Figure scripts
__________

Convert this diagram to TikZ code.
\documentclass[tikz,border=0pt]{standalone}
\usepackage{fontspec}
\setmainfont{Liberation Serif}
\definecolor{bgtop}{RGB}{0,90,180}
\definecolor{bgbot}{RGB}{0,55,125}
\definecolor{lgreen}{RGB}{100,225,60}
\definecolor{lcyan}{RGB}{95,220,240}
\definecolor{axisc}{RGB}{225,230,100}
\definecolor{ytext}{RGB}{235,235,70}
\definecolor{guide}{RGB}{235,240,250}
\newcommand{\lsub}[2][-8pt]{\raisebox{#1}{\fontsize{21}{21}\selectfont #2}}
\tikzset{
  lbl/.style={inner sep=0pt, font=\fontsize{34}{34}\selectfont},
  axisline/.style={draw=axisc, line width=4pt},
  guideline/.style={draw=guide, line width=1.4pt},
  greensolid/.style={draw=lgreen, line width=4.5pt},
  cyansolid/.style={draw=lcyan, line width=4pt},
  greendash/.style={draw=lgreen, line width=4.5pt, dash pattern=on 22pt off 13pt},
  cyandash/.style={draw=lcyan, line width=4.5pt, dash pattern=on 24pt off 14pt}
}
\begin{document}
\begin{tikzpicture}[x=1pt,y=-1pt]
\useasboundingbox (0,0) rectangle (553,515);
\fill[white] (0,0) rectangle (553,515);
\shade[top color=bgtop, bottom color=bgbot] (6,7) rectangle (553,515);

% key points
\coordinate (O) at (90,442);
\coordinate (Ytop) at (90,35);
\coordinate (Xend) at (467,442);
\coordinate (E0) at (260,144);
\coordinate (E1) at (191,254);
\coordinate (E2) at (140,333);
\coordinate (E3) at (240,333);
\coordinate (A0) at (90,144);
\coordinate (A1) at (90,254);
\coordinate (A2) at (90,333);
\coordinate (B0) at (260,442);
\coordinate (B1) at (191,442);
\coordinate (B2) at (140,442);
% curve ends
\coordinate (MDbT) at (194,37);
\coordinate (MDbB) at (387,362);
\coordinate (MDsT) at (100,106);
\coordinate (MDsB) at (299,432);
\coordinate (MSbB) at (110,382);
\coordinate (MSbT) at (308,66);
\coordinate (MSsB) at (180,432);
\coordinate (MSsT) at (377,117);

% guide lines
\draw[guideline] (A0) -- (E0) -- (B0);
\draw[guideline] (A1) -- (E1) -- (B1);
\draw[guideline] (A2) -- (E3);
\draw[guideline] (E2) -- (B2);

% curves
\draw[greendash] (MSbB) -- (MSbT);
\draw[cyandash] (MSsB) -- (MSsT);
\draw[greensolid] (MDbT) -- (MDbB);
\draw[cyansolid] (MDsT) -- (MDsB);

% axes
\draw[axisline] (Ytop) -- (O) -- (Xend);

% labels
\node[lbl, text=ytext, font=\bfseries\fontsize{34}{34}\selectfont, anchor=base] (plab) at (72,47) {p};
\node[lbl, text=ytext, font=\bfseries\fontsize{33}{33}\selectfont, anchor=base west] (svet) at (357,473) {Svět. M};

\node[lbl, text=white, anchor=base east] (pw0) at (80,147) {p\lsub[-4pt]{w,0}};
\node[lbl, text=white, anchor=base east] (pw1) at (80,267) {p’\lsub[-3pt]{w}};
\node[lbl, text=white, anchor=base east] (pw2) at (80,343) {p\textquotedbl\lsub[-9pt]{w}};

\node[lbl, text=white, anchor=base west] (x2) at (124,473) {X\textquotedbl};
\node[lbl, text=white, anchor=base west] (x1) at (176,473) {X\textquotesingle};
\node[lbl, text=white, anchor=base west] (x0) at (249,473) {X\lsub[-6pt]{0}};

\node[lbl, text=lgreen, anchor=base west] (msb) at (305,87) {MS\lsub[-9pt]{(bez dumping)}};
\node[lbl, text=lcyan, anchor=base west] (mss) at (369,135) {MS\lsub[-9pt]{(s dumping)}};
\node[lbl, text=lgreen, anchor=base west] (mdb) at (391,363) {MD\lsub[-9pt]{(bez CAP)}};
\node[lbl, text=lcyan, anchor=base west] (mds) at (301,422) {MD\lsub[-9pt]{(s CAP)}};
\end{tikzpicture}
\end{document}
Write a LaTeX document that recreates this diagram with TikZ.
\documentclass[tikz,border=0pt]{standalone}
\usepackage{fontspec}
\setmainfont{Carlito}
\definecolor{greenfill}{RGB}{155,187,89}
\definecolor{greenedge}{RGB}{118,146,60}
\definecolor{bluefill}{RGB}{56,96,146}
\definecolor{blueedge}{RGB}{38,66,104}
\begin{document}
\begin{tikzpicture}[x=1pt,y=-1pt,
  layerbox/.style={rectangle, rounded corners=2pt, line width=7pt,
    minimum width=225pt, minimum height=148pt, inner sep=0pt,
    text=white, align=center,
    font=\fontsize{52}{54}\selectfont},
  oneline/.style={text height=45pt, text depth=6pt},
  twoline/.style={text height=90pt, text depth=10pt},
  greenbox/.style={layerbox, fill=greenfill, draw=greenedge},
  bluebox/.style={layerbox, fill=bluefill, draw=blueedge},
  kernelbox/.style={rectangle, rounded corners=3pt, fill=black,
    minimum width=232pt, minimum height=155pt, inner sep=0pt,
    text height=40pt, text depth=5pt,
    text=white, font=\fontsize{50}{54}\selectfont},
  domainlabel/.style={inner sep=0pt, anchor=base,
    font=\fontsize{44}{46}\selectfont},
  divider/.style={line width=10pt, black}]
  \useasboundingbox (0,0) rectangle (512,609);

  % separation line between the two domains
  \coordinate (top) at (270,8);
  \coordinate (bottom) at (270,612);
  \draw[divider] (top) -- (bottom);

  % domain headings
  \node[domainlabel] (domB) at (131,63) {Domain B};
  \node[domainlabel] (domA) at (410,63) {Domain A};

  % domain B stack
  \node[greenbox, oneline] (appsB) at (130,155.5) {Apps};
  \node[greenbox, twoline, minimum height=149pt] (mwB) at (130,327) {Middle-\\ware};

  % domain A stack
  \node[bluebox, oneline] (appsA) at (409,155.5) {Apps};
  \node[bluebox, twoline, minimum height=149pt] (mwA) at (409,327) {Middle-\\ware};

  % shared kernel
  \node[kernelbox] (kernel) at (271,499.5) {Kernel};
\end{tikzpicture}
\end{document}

__________

* [TO BE DONE] Please return every line from the first one in the records above down to the line containing "(6,7) rectangle (553,515);", including both, exactly as written and nothing more.

* [FINAL ANSWER]
Convert this diagram to TikZ code.
\documentclass[tikz,border=0pt]{standalone}
\usepackage{fontspec}
\setmainfont{Liberation Serif}
\definecolor{bgtop}{RGB}{0,90,180}
\definecolor{bgbot}{RGB}{0,55,125}
\definecolor{lgreen}{RGB}{100,225,60}
\definecolor{lcyan}{RGB}{95,220,240}
\definecolor{axisc}{RGB}{225,230,100}
\definecolor{ytext}{RGB}{235,235,70}
\definecolor{guide}{RGB}{235,240,250}
\newcommand{\lsub}[2][-8pt]{\raisebox{#1}{\fontsize{21}{21}\selectfont #2}}
\tikzset{
  lbl/.style={inner sep=0pt, font=\fontsize{34}{34}\selectfont},
  axisline/.style={draw=axisc, line width=4pt},
  guideline/.style={draw=guide, line width=1.4pt},
  greensolid/.style={draw=lgreen, line width=4.5pt},
  cyansolid/.style={draw=lcyan, line width=4pt},
  greendash/.style={draw=lgreen, line width=4.5pt, dash pattern=on 22pt off 13pt},
  cyandash/.style={draw=lcyan, line width=4.5pt, dash pattern=on 24pt off 14pt}
}
\begin{document}
\begin{tikzpicture}[x=1pt,y=-1pt]
\useasboundingbox (0,0) rectangle (553,515);
\fill[white] (0,0) rectangle (553,515);
\shade[top color=bgtop, bottom color=bgbot] (6,7) rectangle (553,515);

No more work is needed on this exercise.